Martin Janta-Polczynski, D.Sc.
Department of Computer Science
Glendon College
York University
2275 Bayview Avenue
Toronto, Canada M4N 3M6

Strand: discourse English

Title: Sense-fixation in scientific domains makes scientific discourse possible: A simple illustration using scales and fuzziness

The scientific enterprise is in a large measure a semiotic enterprise. Doing science involves the creation of a specific sublanguage tailor-made to the domain under investigation. There are basically 2 ways to go about it:

1 - either one uses a specially designed formal language; this has been the route taken by some of the exact sciences heavily mathematicized; 2 - or one reassigns the current meanings to terms of natural language (single words, but very often compound expressions) in what is at first a cognitively motivating process of metaphor creation, but must ultimately lead - if we want to remain on a scientific footing - to an explicit redefinition of the new term within the semiotic framework in the discipline.

The "semantic cycle" which results can be summed up in the following schema:


       lexical         local           textual      domain
       meaning         meaning         meaning      meaning           
|--------->--------------->--------------->------------->------------| 
|                                                                    |
V                                                                    V
|                                                                    |
|                                                                    |
|---------<---------------<---------------<--------------<-----------|
     (most fuzzy)                            (defuzzified)


As an illustration, suppose we have to work out a semantics for a series of adjectives that deal with the same scalar phenomenon, e.g. temperature :

icy < freezing < very cold < cold < pleasant < lukewarm < warm < very warm < torrid < hot < very hot < burning < ...

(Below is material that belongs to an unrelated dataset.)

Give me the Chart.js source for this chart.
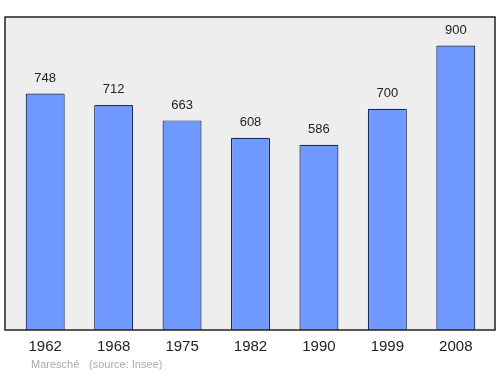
<!DOCTYPE html>
<html>
<head>
<meta charset="utf-8">
<script src="https://cdn.jsdelivr.net/npm/chart.js@4"></script>
<style>
  html, body { margin: 0; padding: 0; background: #fff; }
  #wrap { width: 500px; height: 374px; position: relative; }
</style>
</head>
<body>
<div id="wrap"><canvas id="chart"></canvas></div>
<script>
const years = ['1962', '1968', '1975', '1982', '1990', '1999', '2008'];
const population = [748, 712, 663, 608, 586, 700, 900];
const footerText = ['Maresché', '(source: Insee)'];

// fond gris + cadre autour de la zone de tracé
const frame = {
  id: 'frame',
  beforeDatasetsDraw(chart) {
    const { ctx, chartArea: a } = chart;
    ctx.save();
    ctx.fillStyle = '#eeeeee';
    ctx.fillRect(a.left - 6, a.top, a.right - a.left + 11, a.bottom - a.top);
    ctx.restore();
  },
  afterDatasetsDraw(chart) {
    const { ctx, chartArea: a } = chart;
    ctx.save();
    ctx.strokeStyle = '#222';
    ctx.lineWidth = 1.5;
    ctx.strokeRect(a.left - 6, a.top, a.right - a.left + 11, a.bottom - a.top);

    // valeurs au-dessus des barres
    ctx.fillStyle = '#222';
    ctx.font = '13px "Liberation Sans", Arial, sans-serif';
    ctx.textAlign = 'center';
    ctx.textBaseline = 'middle';
    chart.getDatasetMeta(0).data.forEach((bar, i) => {
      ctx.fillText(population[i], bar.x, bar.y - 15);
    });

    // source
    ctx.fillStyle = '#aaaaaa';
    ctx.font = '11px "Liberation Sans", Arial, sans-serif';
    ctx.textAlign = 'left';
    ctx.fillText(footerText[0], 31, 365);
    ctx.fillText(footerText[1], 89, 365);
    ctx.restore();
  }
};

new Chart(document.getElementById('chart'), {
  type: 'bar',
  data: {
    labels: years,
    datasets: [{
      data: population,
      backgroundColor: '#7099ff',
      borderColor: '#1a2a5a',
      borderWidth: 1.2,
      borderRadius: 1,
      barPercentage: 0.57,
      categoryPercentage: 1
    }]
  },
  options: {
    responsive: true,
    maintainAspectRatio: false,
    animation: false,
    layout: { padding: { top: 17, left: 11, right: 10, bottom: 18 } },
    plugins: { legend: { display: false }, tooltip: { enabled: false } },
    scales: {
      x: {
        grid: { display: false },
        border: { display: false },
        ticks: { color: '#222', font: { size: 15, family: '"Liberation Sans", Arial, sans-serif' }, padding: 0, maxRotation: 0 }
      },
      y: { display: false, min: 0, max: 990 }
    }
  },
  plugins: [frame]
});
</script>
</body>
</html>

But once we want to use these terms precisely for some technical endeavour, in a technical domain, we would jointly "defuzzify" their meanings by giving exact boundaries to each term, the end of one term becoming the start of another. Structural semanticists would say that we have created a semantic micro-system within language; but obviously we have gone beyond what the meaning of these terms in language as a whole warrants. This shows what we already expected, namely that their meanings in the standard language are inherently fuzzy. Fuzzy logic then becomes a very obvious tool to represent these meanings, as for representing the meaning of linguistic hedges (i.e devices for fuzzifying or defuzzifying) as was shown by Zadeh and by Lakoff. The combination of these unavoidably fuzzy semantics with a mathematically-based fuzzy logic and a logically- based approach to meaning seems to be a rich if ambitiously extended field.